What this task involves →
Extract the lines of the material below, beginning with the first and ending with the line that holds "from matplotlib.ticker import MultipleLocator". Skip every picture.

▼

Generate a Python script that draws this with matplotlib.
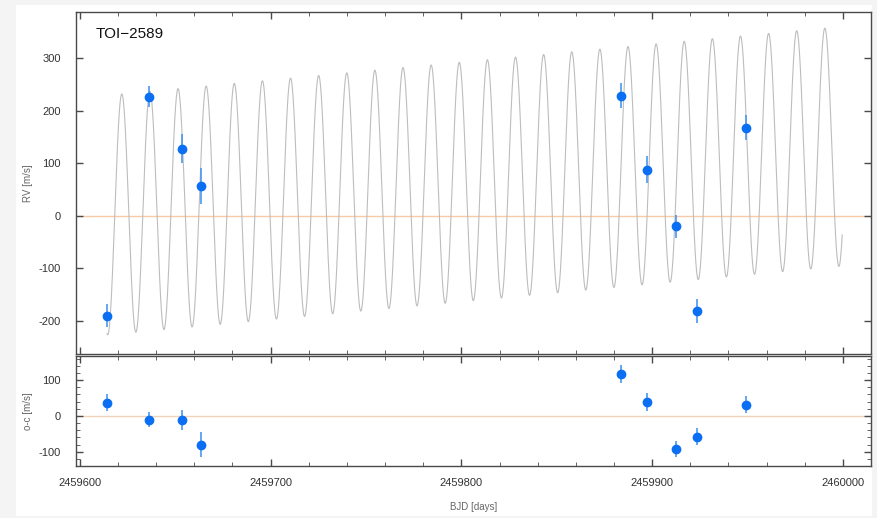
"""
RV fit for TOI-2589: model, data and o-c residuals.
"""

import numpy as np
import matplotlib.pyplot as plt
from matplotlib.patches import Rectangle
from matplotlib.ticker import MultipleLocator

plt.rcParams.update({
    "font.family": ["Liberation Sans", "DejaVu Sans"],
    "axes.unicode_minus": False,
    "font.size": 8})

# data
bjd = [2459614.3, 2459636.4, 2459653.4, 2459663.5, 2459883.6,
       2459897.5, 2459912.5, 2459923.5, 2459949.4]
rv = [-190, 227, 128, 57, 229, 88, -20, -181, 168]
rv_err = [22, 20, 28, 34, 24, 25, 22, 23, 23]
oc = [37, -11, -11, -80, 116, 39, -93, -58, 31]
oc_err = [23, 21, 28, 36, 25, 25, 22, 24, 24]

# model parameters
period = 14.74       # days
k_amp = 228.0        # m/s
t_peak = 2459622.0   # epoch of a maximum
gamma = 4.0          # m/s at t_peak
slope = 0.34         # m/s/day
model_start, model_end = 2459614.3, 2459999.6

t_model = np.linspace(model_start, model_end, 6000)
rv_model = (gamma + slope * (t_model - t_peak)
            + k_amp * np.cos(2 * np.pi * (t_model - t_peak) / period))

pt_col = '#0a6ff2'
err_col = '#4a97ee'
zero_col = '#f8cba6'
frame_col = '#4a4a4a'

fig = plt.figure(figsize=(8.77, 5.18), dpi=100)
fig.patch.set_facecolor('#f4f4f4')

# white card behind the plot
bg = fig.add_axes([0, 0, 1, 1], zorder=-10)
bg.set_xlim(0, 877)
bg.set_ylim(518, 0)
bg.axis('off')
bg.add_patch(Rectangle((16, 5), 856, 511, facecolor='white', edgecolor='none'))

ax1 = fig.add_axes([76/877, 1-354/518, 795/877, 342/518])
ax2 = fig.add_axes([76/877, 1-466/518, 795/877, 110/518])

xlim = (2459598, 2460014.7)

ax1.plot(t_model, rv_model, color='#bdbdbd', lw=0.8, zorder=2)
ax1.axhline(0, color=zero_col, lw=1.0, zorder=1)
ax1.errorbar(bjd, rv, yerr=rv_err, fmt='o', color=pt_col, ecolor=err_col,
             elinewidth=1.2, markersize=6, capsize=0, zorder=3)
ax1.set_xlim(*xlim)
ax1.set_ylim(-263, 388)
ax1.set_yticks([-200, -100, 0, 100, 200, 300])
ax1.set_ylabel('RV [m/s]', fontsize=7, color='#666666', labelpad=4)
ax1.text(0.025, 0.955, 'TOI\u22122589', transform=ax1.transAxes,
         fontsize=11, color='#111111', va='top', ha='left')
ax1.tick_params(labelbottom=False)

ax2.axhline(0, color='#f3d3b8', lw=1.0, zorder=1)
ax2.errorbar(bjd, oc, yerr=oc_err, fmt='o', color=pt_col, ecolor=err_col,
             elinewidth=1.2, markersize=6, capsize=0, zorder=3)
ax2.set_xlim(*xlim)
ax2.set_ylim(-140, 167)
ax2.set_yticks([-100, 0, 100])
ax2.yaxis.set_minor_locator(MultipleLocator(20))
ax2.set_ylabel('o-c [m/s]', fontsize=7, color='#666666', labelpad=4)
ax2.set_xlabel('BJD [days]', fontsize=7, color='#666666', labelpad=10)

for ax in (ax1, ax2):
    ax.set_xticks([2459600, 2459700, 2459800, 2459900, 2460000])
    ax.xaxis.set_minor_locator(MultipleLocator(20))
    ax.ticklabel_format(axis='x', useOffset=False, style='plain')
    ax.tick_params(which='both', direction='in', top=True, right=True,
                   color=frame_col, labelcolor='#333333', labelsize=8)
    ax.tick_params(axis='y', pad=11)
    ax.tick_params(axis='x', pad=9)
    ax.tick_params(which='major', length=5, width=1.0)
    ax.tick_params(which='minor', length=3, width=0.6)
    for s in ax.spines.values():
        s.set_color(frame_col)
        s.set_linewidth(1.0)

fig.savefig('out.png', dpi=100, facecolor=fig.get_facecolor())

▲

Correct answer →
Generate a Python script that draws this with matplotlib.
"""
RV fit for TOI-2589: model, data and o-c residuals.
"""

import numpy as np
import matplotlib.pyplot as plt
from matplotlib.patches import Rectangle
from matplotlib.ticker import MultipleLocator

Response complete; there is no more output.